Si. La suite le démontre aisément. En mai dernier, on découvre une extraordinaire pollution dans un forage en profondeur, à plus de 140 mètres, censé abreuver Lannilis à partir de 2010. Désormais, en effet, il faut aller chercher de l’eau là où les molécules ne sont pas – pas encore – arrivées. Tout est très bien détaillé sur le site de l’association S-EAU-S (ici). J’en profite pour signaler l’excellent travail critique de l’écologiste breton Gérard Borvon.
Revenons à la pollution du Lanveur, ce fameux forage. Au cours d’un simple contrôle de routine, on découvre 5,9 microgrammes par litre de métazachlore, un herbicide redoutable. Soit la bagatelle de 59 fois la dose légale admissible. Le maire porte plainte, la population s’affole, à juste titre. À l’heure où j’écris, le plus probable est qu’un foutu connard a jeté du poison dans ce qui devait servir à toute la communauté.
Mais les questions ne s’arrêtent pas là. Car pour l’heure, les besoins de Lannilis en eau dépendent à 60 % d’une usine de traitement située sur une rivière affreusement polluée, l’Aber-Wrac’h. L’usine de Kernillis joue à répétition un épisode de Mission Impossible : rendre buvable ce qui ne le sera plus jamais. Pour ne pas priver d’eau une zone de 80 000 habitants, la rivière jouit – est-ce bien le mot ? – de dérogations sans fin. Une loi européenne interdit en effet d’utiliser une eau qui contient plus de 50 mg de nitrates par litre d’eau, même pour la dénitrifier et la rendre « potable ». Après d’innombrables discussions de marchands de tapis, l’Aber-Wrac’h a obtenu un dernier (?) sursis. À la fin 2009, elle ne devra pas dépasser plus de 18 jours dans l’année la valeur maximale de 50 mg de nitrates par litre. Or elle l’a fait 200 fois en 2008 !
Résumons. Le captage en eau profonde, prévu en 2010, a été salopé par un salopard. Sera-t-il aux normes d’ici là ? Nul ne sait. Il faudrait sans aucun doute prévoir des mesures – sévères – de protection de la zone de captage. Bonjour l’ambiance.
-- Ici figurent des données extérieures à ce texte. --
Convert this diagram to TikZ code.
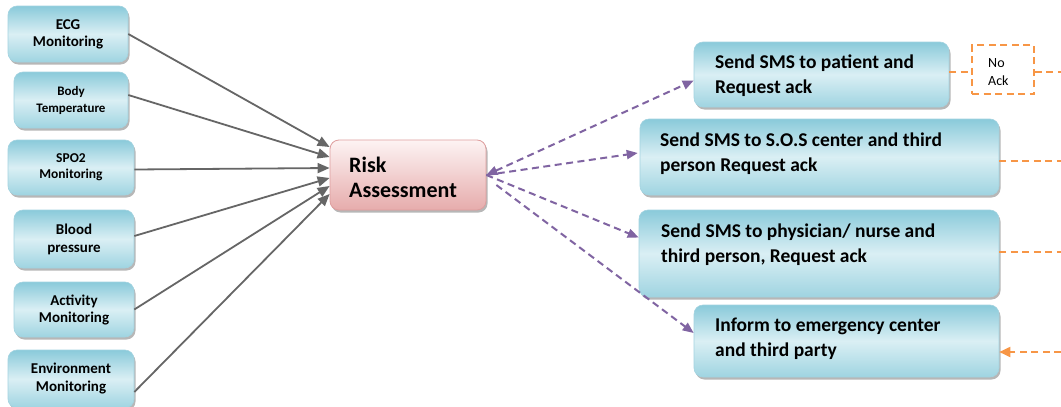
\documentclass[tikz,border=0pt]{standalone}
\usepackage{fontspec}
\setmainfont{Carlito}
\usetikzlibrary{arrows.meta,shadows,calc}
\definecolor{boxtop}{HTML}{8ACADA}
\definecolor{boxmid}{HTML}{DAEFF4}
\definecolor{boxbot}{HTML}{9FD4E1}
\definecolor{boxedge}{HTML}{A3D3E0}
\definecolor{risktop}{HTML}{FDF3F3}
\definecolor{riskbot}{HTML}{E6ACAC}
\definecolor{riskedge}{HTML}{DE9E9E}
\definecolor{garrowc}{HTML}{666666}
\definecolor{parrowc}{HTML}{8064A2}
\definecolor{oline}{HTML}{F79646}
\begin{document}
\begin{tikzpicture}[x=1pt,y=-1pt,
  bluebox/.style={rounded corners=9pt, draw=boxedge, line width=0.6pt,
    top color=boxtop, bottom color=boxbot, middle color=boxmid,
    drop shadow={shadow xshift=1.5pt, shadow yshift=-2.5pt, opacity=0.4, fill=black!70},
    inner sep=0pt, align=center},
  riskbox/.style={rounded corners=9pt, draw=riskedge, line width=0.8pt,
    top color=risktop, bottom color=riskbot,
    drop shadow={shadow xshift=1.5pt, shadow yshift=-2.5pt, opacity=0.4, fill=black!70},
    inner sep=0pt},
  txt/.style={anchor=west, align=left, inner sep=0pt},
  garrow/.style={draw=garrowc, line width=1.8pt, -{Triangle[length=12pt,width=10pt]}},
  parrow/.style={draw=parrowc, line width=2pt, dash pattern=on 7pt off 4.5pt},
  olinestyle/.style={draw=oline, line width=1.8pt, dash pattern=on 7pt off 4.5pt}
]
\fill[white] (0,0) rectangle (1061,407);
\useasboundingbox (0,0) rectangle (1061,407);

% left boxes
\node[bluebox, minimum width=120pt, minimum height=56pt, font=\fontsize{15}{17}\selectfont\bfseries] (ecg) at (68,34) {ECG\\Monitoring};
\node[bluebox, minimum width=114pt, minimum height=56pt, font=\fontsize{13}{17}\selectfont\bfseries] (body) at (71,100) {Body\\Temperature};
\node[bluebox, minimum width=126pt, minimum height=55pt, font=\fontsize{13.5}{16}\selectfont\bfseries] (spo) at (71,167.5) {SPO2\\Monitoring};
\node[bluebox, minimum width=120pt, minimum height=58pt, font=\fontsize{15}{18}\selectfont\bfseries] (blood) at (74,239) {Blood\\pressure};
\node[bluebox, minimum width=120pt, minimum height=55pt, font=\fontsize{15}{17}\selectfont\bfseries] (act) at (74,309.5) {Activity\\Monitoring};
\node[bluebox, minimum width=126pt, minimum height=58pt, font=\fontsize{15}{18}\selectfont\bfseries] (env) at (71,379) {Environment\\Monitoring};

% risk
\node[riskbox, minimum width=156pt, minimum height=70pt] (risk) at (408,175) {};
\node[txt, font=\fontsize{22}{25}\selectfont\bfseries] (risktxt) at (349,177.5) {Risk\\Assessment};

% right boxes
\node[bluebox, minimum width=255pt, minimum height=65pt] (b1) at (821.5,74.5) {};
\node[bluebox, minimum width=359pt, minimum height=76pt] (b2) at (819.5,157) {};
\node[bluebox, minimum width=360pt, minimum height=87pt] (b3) at (819,253.5) {};
\node[bluebox, minimum width=305pt, minimum height=72pt] (b4) at (846.5,341) {};
\node[txt, font=\fontsize{19.5}{25}\selectfont\bfseries] (t1) at (715,75.5) {Send SMS to patient and\\Request ack};
\node[txt, font=\fontsize{19.5}{25}\selectfont\bfseries] (t2) at (660,154) {Send SMS to S.O.S center and third\\person Request ack};
\node[txt, font=\fontsize{19.5}{25}\selectfont\bfseries] (t3) at (661,245) {Send SMS to physician/ nurse and\\third person, Request ack};
\node[txt, font=\fontsize{19.5}{25}\selectfont\bfseries] (t4) at (715,338.5) {Inform to emergency center\\and third party};

% no ack
\node[draw=oline, line width=1.8pt, dash pattern=on 7pt off 4.5pt, fill=white, minimum width=62pt, minimum height=49pt, inner sep=0pt] (noack) at (1003,69.5) {};
\node[txt, font=\fontsize{14}{18}\selectfont] (noacktxt) at (988,72) {No\\Ack};

% gray arrows
\draw[garrow] (ecg.east) -- ($(risk.west)+(0,-28)$);
\draw[garrow] ($(body.east)+(0,-5)$) -- ($(risk.west)+(0,-18)$);
\draw[garrow] ($(spo.east)+(0,2)$) -- ($(risk.west)+(0,-7)$);
\draw[garrow] ($(blood.east)+(0,-3)$) -- ($(risk.west)+(0,3)$);
\draw[garrow] (act.east) -- ($(risk.west)+(0,11)$);
\draw[garrow] ($(env.east)+(0,13)$) -- ($(risk.west)+(0,19)$);

% purple arrows
\draw[parrow, {Triangle[length=11pt,width=9pt]}-{Triangle[length=11pt,width=9pt]}] (risk.east) -- ($(b1.west)+(0,6)$);
\draw[parrow, -{Triangle[length=11pt,width=9pt]}] (risk.east) -- ($(b2.west)+(-2,-4)$);
\draw[parrow, -{Triangle[length=11pt,width=9pt]}] (risk.east) -- ($(b3.west)+(0,-16)$);
\draw[parrow, -{Triangle[length=11pt,width=9pt]}] ($(risk.east)+(10,10)$) -- ($(b4.west)+(0,-8)$);

% orange lines
\coordinate (e1) at (1061,72);
\coordinate (e2) at (1061,161);
\coordinate (e3) at (1061,252);
\coordinate (e4) at (1061,352);
\draw[olinestyle] (e1 -| b1.east) -- (e1 -| noack.west);
\draw[olinestyle] (e1 -| noack.east) -- (e1);
\draw[olinestyle] (e2 -| b2.east) -- (e2);
\draw[olinestyle] (e3 -| b3.east) -- (e3);
\draw[olinestyle, -{Triangle[length=11pt,width=10pt]}] (e4) -- (e4 -| b4.east);
\end{tikzpicture}
\end{document}
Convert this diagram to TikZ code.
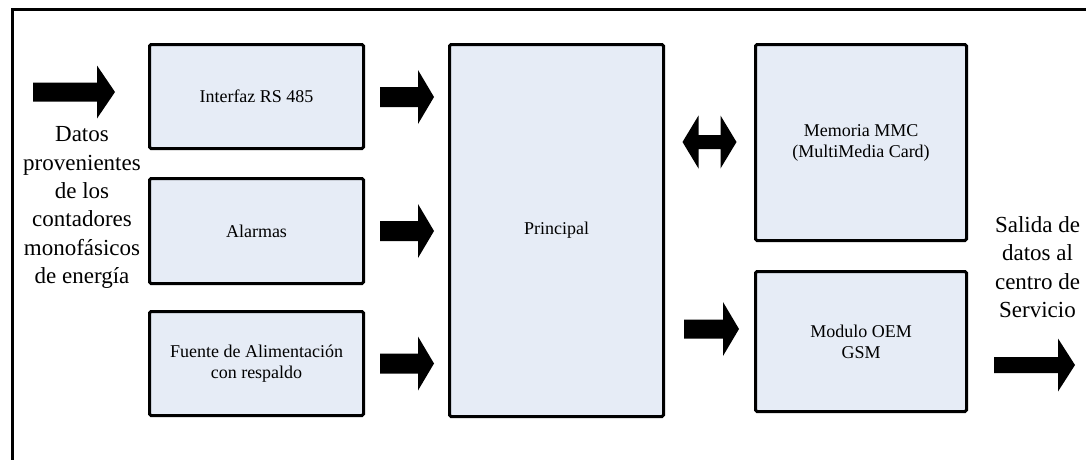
\documentclass[tikz,border=0pt]{standalone}
\usepackage{fontspec}
\setmainfont{Liberation Serif}
\usetikzlibrary{calc}
\definecolor{boxfill}{RGB}{230,236,246}
\tikzset{
  % right-pointing block arrow from its tail: {length}{shaft half-width}{head half-width}{head length}
  pics/rarrow/.style n args={4}{code={%
    \fill[black] (0,-#2) -- ({#1-#4},-#2) -- ({#1-#4},-#3) -- (#1,0)
      -- ({#1-#4},#3) -- ({#1-#4},#2) -- (0,#2) -- cycle;}},
  % two-headed block arrow around its centre: {half length}{shaft half-width}{head half-width}{head length}
  pics/darrow/.style n args={4}{code={%
    \fill[black] (-#1,0) -- ({-#1+#4},-#3) -- ({-#1+#4},-#2) -- ({#1-#4},-#2)
      -- ({#1-#4},-#3) -- (#1,0) -- ({#1-#4},#3) -- ({#1-#4},#2)
      -- ({-#1+#4},#2) -- ({-#1+#4},#3) -- cycle;}}
}
\begin{document}
\begin{tikzpicture}[x=1pt,y=-1pt,
  block/.style={draw=black, line width=3pt, fill=boxfill, rounded corners=1.5pt,
    inner sep=0pt, align=center, font=\fontsize{18}{21}\selectfont},
  sidetext/.style={align=center, inner sep=0pt, font=\fontsize{23}{28.3}\selectfont}
]
\useasboundingbox (0,0) rectangle (1086,459);
\clip (0,0) rectangle (1086,459);

% enclosing frame (open towards the right and bottom edges)
\draw[line width=3pt] (1100,9.5) -- (12,9.5) -- (12,470);

% functional blocks
\node[block, minimum width=214pt, minimum height=104pt] (rs) at (256.5,96.5) {Interfaz RS 485};
\node[block, minimum width=214pt, minimum height=105pt] (alarm) at (256.5,231) {Alarmas};
\node[block, minimum width=214pt, minimum height=104pt] (power) at (256.5,363.5) {Fuente de Alimentación\\con respaldo};
\node[block, minimum width=214pt, minimum height=372pt] (main) at (556.5,230.5) {Principal};
\node[block, minimum width=211pt, minimum height=196pt] (mmc) at (861,142.5) {Memoria MMC\\(MultiMedia Card)};
\node[block, minimum width=211pt, minimum height=140pt] (gsm) at (861,341.5) {Modulo OEM\\GSM};

% side captions
\node[sidetext] (datain) at (82,207.5) {Datos\\provenientes\\de los\\contadores\\monofásicos\\de energía};
\node[sidetext] (dataout) at (1037.5,267) {Salida de\\datos al\\centro de\\Servicio};

% block arrows
\pic (ain) at (33,92) {rarrow={82}{9.5}{26.5}{18}};
\pic (a1) at ($(rs.east)+(15,0.5)$) {rarrow={54}{10}{27}{16}};
\pic (a2) at ($(alarm.east)+(15,0)$) {rarrow={54}{10}{27}{16}};
\pic (a3) at ($(power.east)+(15,0)$) {rarrow={54}{10}{27}{16}};
\pic (dbl) at ($(main.east|-mmc.west)!0.5!(mmc.west)+(0,-0.5)$) {darrow={27}{7}{26.5}{16}};
\pic (a4) at ($(main.east|-gsm.center)+(19,-12.5)$) {rarrow={55}{9.5}{27}{16}};
\pic (aout) at ($(gsm.east)+(26,23.5)$) {rarrow={81}{8}{26.5}{17}};
\end{tikzpicture}
\end{document}
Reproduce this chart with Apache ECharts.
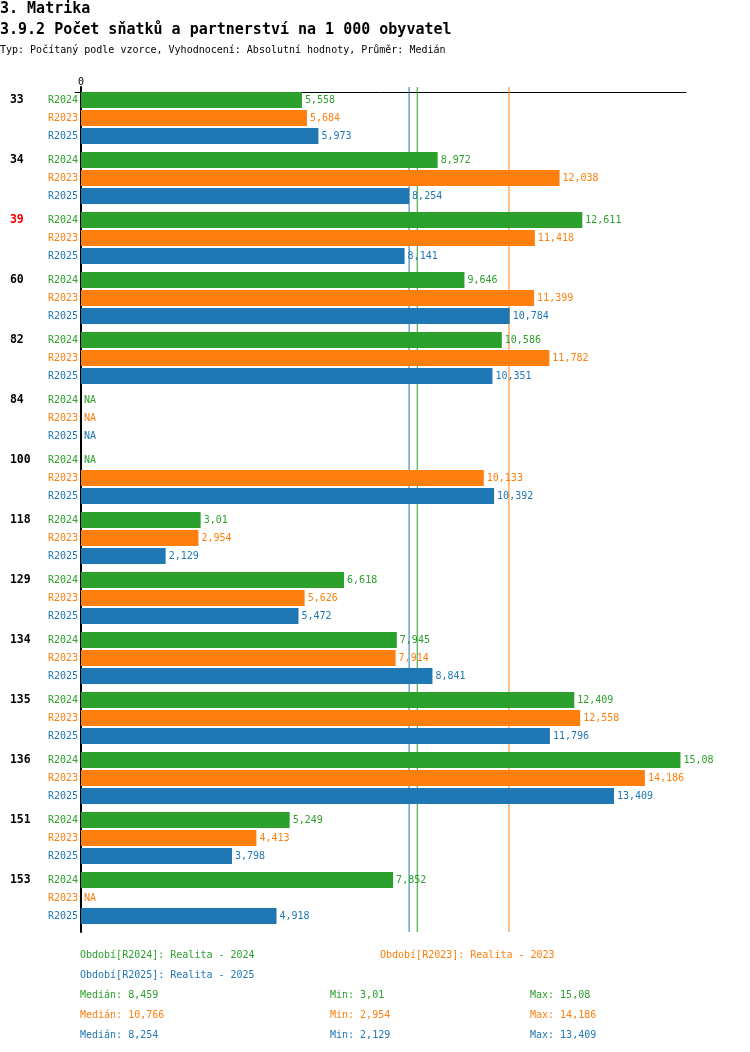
<!DOCTYPE html>
<html lang="cs">
<head>
    <meta charset="UTF-8">
    <title>3.9.2 Počet sňatků a partnerství na 1 000 obyvatel</title>
    <style>
        html, body {
            margin: 0;
            padding: 0;
            background: #ffffff;
        }

        #chart {
            width: 750px;
            height: 1052px;
        }
    </style>
</head>
<body>
<div id="chart"></div>
<script src="https://cdn.jsdelivr.net/npm/echarts@6/dist/echarts.min.js"></script>
<script type="text/javascript">
    // data (null = NA)
    const groups = ['33', '34', '39', '60', '82', '84', '100', '118', '129', '134', '135', '136', '151', '153'];
    const highlightGroup = '39';
    const periods = ['R2024', 'R2023', 'R2025'];
    const periodNames = ['Realita - 2024', 'Realita - 2023', 'Realita - 2025'];
    const valuesR2024 = [5.558, 8.972, 12.611, 9.646, 10.586, null, null, 3.01, 6.618, 7.945, 12.409, 15.08, 5.249, 7.852];
    const valuesR2023 = [5.684, 12.038, 11.418, 11.399, 11.782, null, 10.133, 2.954, 5.626, 7.914, 12.558, 14.186, 4.413, null];
    const valuesR2025 = [5.973, 8.254, 8.141, 10.784, 10.351, null, 10.392, 2.129, 5.472, 8.841, 11.796, 13.409, 3.798, 4.918];
    const medians = [8.459, 10.766, 8.254];
    const mins = [3.01, 2.954, 2.129];
    const maxs = [15.08, 14.186, 13.409];

    const setting = {
        colorList: ['#2ca02c', '#ff7f0e', '#1f77b4'],
        font: '"DejaVu Sans Mono", "Liberation Mono", monospace',
        xMax: 15.22,
        xMinBars: -0.151   // lets the top axis line start a little left of 0
    };

    const allValues = [valuesR2024, valuesR2023, valuesR2025];
    const fmt = v => String(v).replace('.', ',');

    let series = [];
    periods.forEach((p, i) => {
        const color = setting.colorList[i];
        // zero bar only carrying the row label on the left
        series.push({
            type: 'bar',
            name: p + '-label',
            stack: p,
            xAxisIndex: 1,
            yAxisIndex: 1,
            z: 3,
            barWidth: 16,
            barGap: '12.5%',
            silent: true,
            data: groups.map(() => 0),
            itemStyle: {color: color},
            label: {
                show: true,
                position: 'left',
                distance: 3,
                fontFamily: setting.font,
                fontSize: 10,
                color: color,
                formatter: pr => {
                    if (i !== 0) return '{s|' + p + '}';
                    const key = pr.name === highlightGroup ? 'r' : 'g';
                    return '{' + key + '|' + pr.name + '}{s|' + p + '}';
                },
                rich: {
                    g: {width: 38, align: 'left', fontFamily: setting.font, fontSize: 11.5, fontWeight: 'bold', color: '#000'},
                    r: {width: 38, align: 'left', fontFamily: setting.font, fontSize: 11.5, fontWeight: 'bold', color: '#ff0000'},
                    s: {fontFamily: setting.font, fontSize: 10, color: color}
                }
            }
        });
        // the value bar
        series.push({
            type: 'bar',
            name: p,
            stack: p,
            xAxisIndex: 1,
            yAxisIndex: 1,
            z: 3,
            barWidth: 16,
            barGap: '12.5%',
            data: allValues[i].map(v => v === null ? {value: 0, label: {formatter: 'NA'}} : v),
            itemStyle: {color: color},
            label: {
                show: true,
                position: 'right',
                distance: 3,
                fontFamily: setting.font,
                fontSize: 10,
                color: color,
                formatter: pr => fmt(pr.value)
            }
        });
        // median line, full height of the first grid, behind the bars
        series.push({
            type: 'line',
            name: p + '-median',
            xAxisIndex: 0,
            yAxisIndex: 0,
            z: 1,
            silent: true,
            showSymbol: false,
            data: [[medians[i], 0], [medians[i], 1]],
            lineStyle: {color: color, width: 1},
            itemStyle: {color: color}
        });
    });
    // spacer column so the three bars sit at the top of each band
    series.push({
        type: 'bar',
        name: 'pad',
        stack: 'pad',
        xAxisIndex: 1,
        yAxisIndex: 1,
        barWidth: 6,
        barGap: '12.5%',
        silent: true,
        data: groups.map(() => 0),
        itemStyle: {color: 'transparent'}
    });

    // footer texts
    let footer = [];
    const txt = (x, y, text, color) => ({
        type: 'text',
        left: x,
        top: y,
        style: {text: text, fill: color, font: '10px ' + setting.font}
    });
    footer.push(txt(80, 950, 'Období[' + periods[0] + ']: ' + periodNames[0], setting.colorList[0]));
    footer.push(txt(380, 950, 'Období[' + periods[1] + ']: ' + periodNames[1], setting.colorList[1]));
    footer.push(txt(80, 970, 'Období[' + periods[2] + ']: ' + periodNames[2], setting.colorList[2]));
    periods.forEach((p, i) => {
        const y = 990 + i * 20;
        const c = setting.colorList[i];
        footer.push(txt(80, y, 'Medián: ' + fmt(medians[i]), c));
        footer.push(txt(330, y, 'Min: ' + fmt(mins[i]), c));
        footer.push(txt(530, y, 'Max: ' + fmt(maxs[i]), c));
    });

    const titleStyle = {fontFamily: setting.font, fontSize: 15, fontWeight: 'bold', color: '#000'};

    let myChart = echarts.init(document.getElementById('chart'));
    myChart.setOption({
        animation: false,
        backgroundColor: '#ffffff',
        title: [
            {text: '3. Matrika', left: 0, top: 2, padding: 0, textStyle: titleStyle},
            {text: '3.9.2 Počet sňatků a partnerství na 1 000 obyvatel', left: 0, top: 23, padding: 0, textStyle: titleStyle},
            {
                text: 'Typ: Počítaný podle vzorce, Vyhodnocení: Absolutní hodnoty, Průměr: Medián',
                left: 0, top: 45, padding: 0,
                textStyle: {fontFamily: setting.font, fontSize: 10, fontWeight: 'normal', color: '#000'}
            }
        ],
        grid: [
            {left: 81, right: 64, top: 87, bottom: 120},
            {left: 75, right: 64, top: 92, bottom: 120}
        ],
        xAxis: [
            {type: 'value', gridIndex: 0, min: 0, max: setting.xMax, show: false},
            {
                type: 'value',
                gridIndex: 1,
                position: 'top',
                min: setting.xMinBars,
                max: setting.xMax,
                axisLine: {show: true, lineStyle: {color: '#000', width: 1}},
                axisTick: {show: false},
                splitLine: {show: false},
                axisLabel: {
                    margin: 5,
                    fontFamily: setting.font,
                    fontSize: 10,
                    color: '#000',
                    formatter: v => v === 0 ? '0' : ''
                }
            }
        ],
        yAxis: [
            {
                type: 'value',
                gridIndex: 0,
                min: 0,
                max: 1,
                axisLine: {show: true, lineStyle: {color: '#000', width: 2}},
                axisTick: {show: false},
                axisLabel: {show: false},
                splitLine: {show: false}
            },
            {
                type: 'category',
                gridIndex: 1,
                data: groups,
                inverse: true,
                axisLine: {show: false},
                axisTick: {show: false},
                axisLabel: {show: false},
                splitLine: {show: false}
            }
        ],
        graphic: footer,
        series: series
    });
</script>
</body>
</html>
Et dans le cas où ce forage ne serait pas utilisable l’an prochain, Lannilis pourrait bien dépendre à 100 % de l’usine de Kernilis, qui pompe dans une rivière si dégueulasse qu’elle pourrait, au moins théoriquement, devoir fermer.
Voici une gracieuse boucle qui se referme sur le clac d’une mâchoire d’acier. Dernier point : faut-il incriminer Gourvennec, l’homme de la « modernisation » du Léon ? Là est toute la question, à laquelle je vous laisse réfléchir. Mais si vous en arriviez à cette conclusion, je vous conseillerais alors de penser aussi à Edgard Pisani. Oui, le vieux sage. Je ne me moque pas, je le jure. Pisani a pris les armes contre les fascistes allemands, ce qui ne peut s’oublier. Aujourd’hui qu’il a 91 ans, plus personne n’ose dire le moindre mal de lui. Il est celui qui a tout vu et tout compris avant le reste du monde.
Ce pourrait être vrai, mais c’est faux. Nul davantage que lui n’a voulu cette Bretagne folle de ses élevages concentrationnaires, de ses lisiers et de ses eaux innommables. D’ailleurs non, il n’a rien voulu. Mais il a fait, Dieu sait. Avec l’aide d’une armée de technocrates, d’ingénieurs, et de Gourvennec. Et maintenant que sonne l’heure des bilans, tiens donc, il n’y a plus personne pour assumer quelque responsabilité que ce soit. Je rappelle que Pisani est devenu sur le tard socialiste. Je rappelle que Cresson, Rocard, Nallet, tous socialistes ci-devant ministres de l’Agriculture, pensaient comme Pisani, et firent de même. Je rappelle que je n’aime pas ces gens. Je rappelle que leurs clones sont au pouvoir, qui lancent sans que nul ne se lève les nanotechnologies et les biocarburants. Je rappelle que j’en ai marre.